When to do so, How Would You Decide if the Timing Were Right?
Timing is critical in international expansion since the business can sometimes overestimate the market potential abroad and underrate the effort and time required to attain a valuable market presence. Overseas expansion is largely set on an urgent need to participate in the market early. Moving in early is a bold decision that can be rewarded, considering it may require a sizeable investment (Enyioko, 2021). The other appropriate time would be to come in second, particularly if the pioneer fails to seize the new market. In such a case, the business will benefit from the market development supported by the forerunner and leapfrog into quicker profitability.
Where to do Business Abroad
There are innumerable business opportunities worldwide, making it difficult to point out the right location for foreign business. According to Enyioko (2021), the major consideration is to ponder on the benefits and drawbacks of the market, which requires conducting appropriate initial market research. The outcomes need to be weighed with the business expectations and the gaps in the market. Furthermore, the business must ensure the destination has good access to the professional talent they may require and economic stability. Additional considerations include the language and culture of the destination, the transport and logistics network, the regulatory environment, and the cost of the move.

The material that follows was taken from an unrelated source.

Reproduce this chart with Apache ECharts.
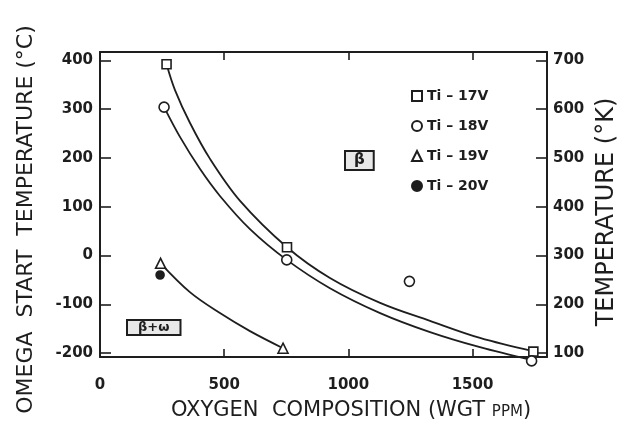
<!DOCTYPE html>
<html>
<head>
<meta charset="utf-8">
<script src="https://cdn.jsdelivr.net/npm/echarts@6/dist/echarts.min.js"></script>
<style>
html,body{margin:0;padding:0;background:#fff;}
#chart{width:628px;height:442px;}
</style>
</head>
<body>
<div id="chart"></div>
<script>
// ---- data ----
const xTickValues = [500, 1000, 1500];
const xLabelValues = [0, 500, 1000, 1500];
const leftTickValues = [-200, -100, 0, 100, 200, 300, 400];
const rightTickValues = [100, 200, 300, 400, 500, 600, 700];

const legendNames = ['Ti – 17V', 'Ti – 18V', 'Ti – 19V', 'Ti – 20V'];

const ti17X = [268, 753, 1745];
const ti17Y = [392, 17, -197];
const ti18X = [258, 752, 1246, 1738];
const ti18Y = [304, -9, -53, -216];
const ti19X = [244, 737];
const ti19Y = [-16, -190];
const ti20X = [242];
const ti20Y = [-40];

// fitted curves as drawn in the figure
const curve17X = [268, 302, 362, 443, 564, 753, 926, 1128, 1329, 1530, 1743];
const curve17Y = [392, 339, 272, 198, 112, 17, -46, -97, -134, -169, -196];
const curve18X = [258, 322, 403, 483, 604, 752, 926, 1128, 1329, 1530, 1735];
const curve18Y = [304, 243, 177, 122, 54, -9, -67, -118, -157, -188, -214];
const curve19X = [244, 362, 483, 604, 737];
const curve19Y = [-16, -75, -118, -155, -190];

const zip = (xs, ys) => xs.map((x, i) => [x, ys[i]]);

const INK = '#1e1e1e';
const FONT = 'DejaVu Sans';
const Y_MIN = -208, Y_MAX = 417, K_OFFSET = 300;

const chart = echarts.init(document.getElementById('chart'), null, {renderer: 'canvas'});

const axisLineStyle = {color: INK, width: 2};
const plainNumber = v => String(v);

function curveSeries(name, xs, ys) {
  return {
    name: name, type: 'line', data: zip(xs, ys), smooth: 0.35,
    showSymbol: false, clip: false, silent: true, z: 2,
    lineStyle: {color: INK, width: 1.8}
  };
}
function pointSeries(name, xs, ys, symbol, size, fill) {
  return {
    name: name, type: 'scatter', data: zip(xs, ys), symbol: symbol, symbolSize: size,
    clip: false, z: 5,
    itemStyle: {color: fill, borderColor: INK, borderWidth: 1.6, opacity: 1}
  };
}

chart.setOption({
  backgroundColor: '#ffffff',
  animation: false,
  grid: {left: 100, right: 81, top: 52, bottom: 85},
  xAxis: [
    {
      type: 'value', position: 'bottom', min: 0, max: 1800,
      axisLine: {show: true, onZero: false, lineStyle: axisLineStyle},
      axisTick: {show: true, inside: true, length: 8, lineStyle: {color: INK, width: 1.6}, customValues: xTickValues},
      axisLabel: {color: INK, fontFamily: FONT, fontSize: 15, fontWeight: 'bold', margin: 21,
        customValues: xLabelValues, formatter: plainNumber},
      splitLine: {show: false},
      name: '{a|OXYGEN  COMPOSITION (WGT }{b|PPM}{a|)}',
      nameLocation: 'middle', nameGap: 43,
      nameTextStyle: {
        padding: [0, 0, 0, 55],
        rich: {
          a: {fontFamily: FONT, fontSize: 21, color: INK},
          b: {fontFamily: FONT, fontSize: 15, color: INK, padding: [3, 0, 0, 0]}
        }
      }
    },
    {
      type: 'value', position: 'top', min: 0, max: 1800,
      axisLine: {show: true, onZero: false, lineStyle: axisLineStyle},
      axisTick: {show: true, inside: true, length: 8, lineStyle: {color: INK, width: 1.6}, customValues: xTickValues},
      axisLabel: {show: false},
      splitLine: {show: false}
    }
  ],
  yAxis: [
    {
      type: 'value', position: 'left', min: Y_MIN, max: Y_MAX,
      axisLine: {show: true, onZero: false, lineStyle: axisLineStyle},
      axisTick: {show: true, inside: true, length: 11, lineStyle: {color: INK, width: 1.6}, customValues: leftTickValues},
      axisLabel: {color: INK, fontFamily: FONT, fontSize: 15, fontWeight: 'bold', margin: 7,
        customValues: leftTickValues, formatter: plainNumber},
      splitLine: {show: false},
      name: 'OMEGA  START  TEMPERATURE (°C)',
      nameLocation: 'middle', nameGap: 63,
      nameTextStyle: {fontFamily: FONT, fontSize: 22, color: INK, padding: [0, 30, 0, 0]}
    },
    {
      type: 'value', position: 'right', min: Y_MIN + K_OFFSET, max: Y_MAX + K_OFFSET,
      axisLine: {show: true, onZero: false, lineStyle: axisLineStyle},
      axisTick: {show: true, inside: true, length: 11, lineStyle: {color: INK, width: 1.6}, customValues: rightTickValues},
      axisLabel: {color: INK, fontFamily: FONT, fontSize: 15, fontWeight: 'bold', margin: 6,
        customValues: rightTickValues, formatter: plainNumber},
      splitLine: {show: false},
      name: 'TEMPERATURE (°K)',
      nameLocation: 'middle', nameGap: 41,
      nameTextStyle: {fontFamily: FONT, fontSize: 24, color: INK, padding: [0, 15, 0, 0]}
    }
  ],
  legend: {
    data: legendNames,
    orient: 'vertical', left: 406, top: 83,
    itemWidth: 10, itemHeight: 10, itemGap: 14,
    textStyle: {fontFamily: FONT, fontSize: 14, fontWeight: 'bold', color: INK, lineHeight: 16}
  },
  graphic: [
    {
      type: 'text', left: 344, top: 150, silent: true,
      style: {text: 'β', font: 'bold 15px "DejaVu Sans"', fill: INK,
        borderColor: INK, borderWidth: 2, padding: [1, 8, 1, 8], backgroundColor: '#e8e8e8'}
    },
    {
      type: 'text', left: 126, top: 319, silent: true,
      style: {text: 'β+ω', font: 'bold 13px "DejaVu Sans"', fill: INK,
        borderColor: INK, borderWidth: 2, padding: [0, 10, 0, 10], backgroundColor: '#e8e8e8'}
    }
  ],
  series: [
    curveSeries('curve17', curve17X, curve17Y),
    curveSeries('curve18', curve18X, curve18Y),
    curveSeries('curve19', curve19X, curve19Y),
    pointSeries(legendNames[0], ti17X, ti17Y, 'rect', 9, '#ffffff'),
    pointSeries(legendNames[1], ti18X, ti18Y, 'circle', 10, '#ffffff'),
    pointSeries(legendNames[2], ti19X, ti19Y, 'triangle', 10, '#ffffff'),
    pointSeries(legendNames[3], ti20X, ti20Y, 'circle', 8, INK)
  ]
});
</script>
</body>
</html>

Entry Mode for International Business
The findings of a market research describe the proper strategy for entry in a foreign country. The best approach would be a joint venture, a business agreement between the company and one or more parties in the foreign market (Enyioko, 2021). A local partner brings numerous advantages, including existing infrastructure and foreign market information. The company will also have more control over the engagement through which they will learn valuable lessons.
How Much to Risk
The investment in the joint venture depends on how much the local partner complements the business and supports the achievement of the business goals. Enyioko (2021) states that a local partner having a good market presence will make it easy to promote, distribute, and sell the product jointly. An initial investment of 20% would be appropriate, with further expansion focusing on whether the two companies are a good fit. Profitable cooperation will need both players to work well together and promote the business’s core values.
Enyioko, N. (2021). Foreign Entry Decision and Global Export Business. Foreign Market Decisions. GRIN Verlag.